Pero la complacencia no debe confundirse con el optimismo, puesto que al procedimiento acordado se enfrentan tres formidables peligros: el de ser inutilizado por fuerzas políticas que ciertamente no pueden haber concurrido a su aprobación con propósitos constructivos; el de tener que producir un texto mejor que lo que ya tenemos; y el de evitar que su aprobación popular no sea vista como un referéndum sobre el propio gobierno en el cual trascurre su aprovechamiento.

Cabe observar que, dada su composición, el nuevo camino acordado va necesariamente a garantizar la definitiva defunción del revolucionario programa con el cual el PC y el Frente Amplio llevaron a la Moneda al Presidente Gabriel Boric.  ¿Ve alguien a estas fuerzas políticas de extrema izquierda resignándose mansamente a una constitución que, para ser aprobada, va a requerir la consolidación de un régimen de democracia burguesa representativa y  un sistema económico basado en la libre iniciativa y muy fácilmente confundible con el neoliberalismo de que esas fuerzas abominan como parte integral de su propia identidad?   Yo, definitivamente no creo que eso sea posible.

También cabe observar que, para gestar un buen proyecto constitucional, habría que validar todo lo bueno que realmente tiene la constitución que hoy nos rige, lo que implica evitar el riesgo de descalificación previa de cualquier parecido con ella.  Para este propósito, debe tenerse en cuenta que la demonización en bulto de la constitución de 1980 se basa en un principio sacrosanto para gran parte del espectro político chileno, como es la premisa de que todo lo que se haya originado en el régimen militar es necesariamente malo y, por lo tanto es imperativo cambiarlo. 

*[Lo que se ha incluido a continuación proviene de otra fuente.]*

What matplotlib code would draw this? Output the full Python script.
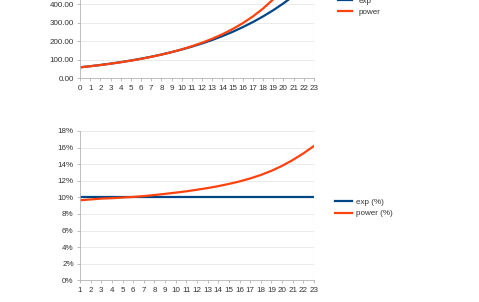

Todos nosotros, en el trascurso de la vida, sabemos que la solución de cada problema contiene elementos positivos y también contiene elementos negativos.  Solo que  eso que aceptamos diariamente no es curiosamente aplicable a las creencias religiosas o políticas en que, para la mayoría, o solo hay aspectos positivos o solo hay aspectos negativos.  Pero la verdad es que el blanco y el negro absolutos son muy escasos y, no nos resignamos a reconocer que todos los gobiernos tienen algo de bueno y algo de malo, siendo el régimen  militar uno particularmente acogido a esos predominios de los tonos grises.  El régimen al que aludo tuvo aspectos verdaderamente inaceptables (como la violación de los derechos humanos y el afán de prolongación indefinida), pero tuvo muchos aspectos positivos al punto de ser el gran arquitecto de un país capaz de prosperar hasta la total eliminación de la extrema pobreza, lo que es una hazaña casi única en la historia.

Debido a estas circunstancias, frente al acuerdo de procedimiento constitucional cabe la satisfacción y la esperanza, pero no cabe el optimismo. Tenemos que prepararnos para la desilusión porque la meta que se propone tiene muchas más probabilidades de fracasar que de triunfar.  Debemos asumir que la coalición de extrema izquierda que llevo a Boric a la victoria presidencial no puede terminar suscribiendo un  proceso que es una vía de solo un tránsito hacia una constitución muchísimo más parecida a la actual que al proyecto fundacional que simbolizó al actual ocupante de la Moneda.  Ya han  hecho un sacrificio impensado al aprobar la ruta preconizada por un acuerdo entre Boric y la propia derecha política, de modo que no van a poder, ni si se lo proponen, sacrificar las doctrinas que conformar su propia identidad.

Así pues, lamento tener que escribir que, si bien me esfuerzo por estar optimista, en verdad todo lo que huelo es olor a pólvora, el típico de un choque de intenciones entre fuerzas irreconciliables, como es el que ha conducido a la democracia chilena a su crisis más profunda. 

Chile tiene una segunda oportunidad para restaurar su maltrecha estabilidad política, social y económica.  Pero el camino está sembrado de enormes dificultades y lo más probable es que tengamos que vivir todavía mucho tiempo en la incertidumbre del futuro.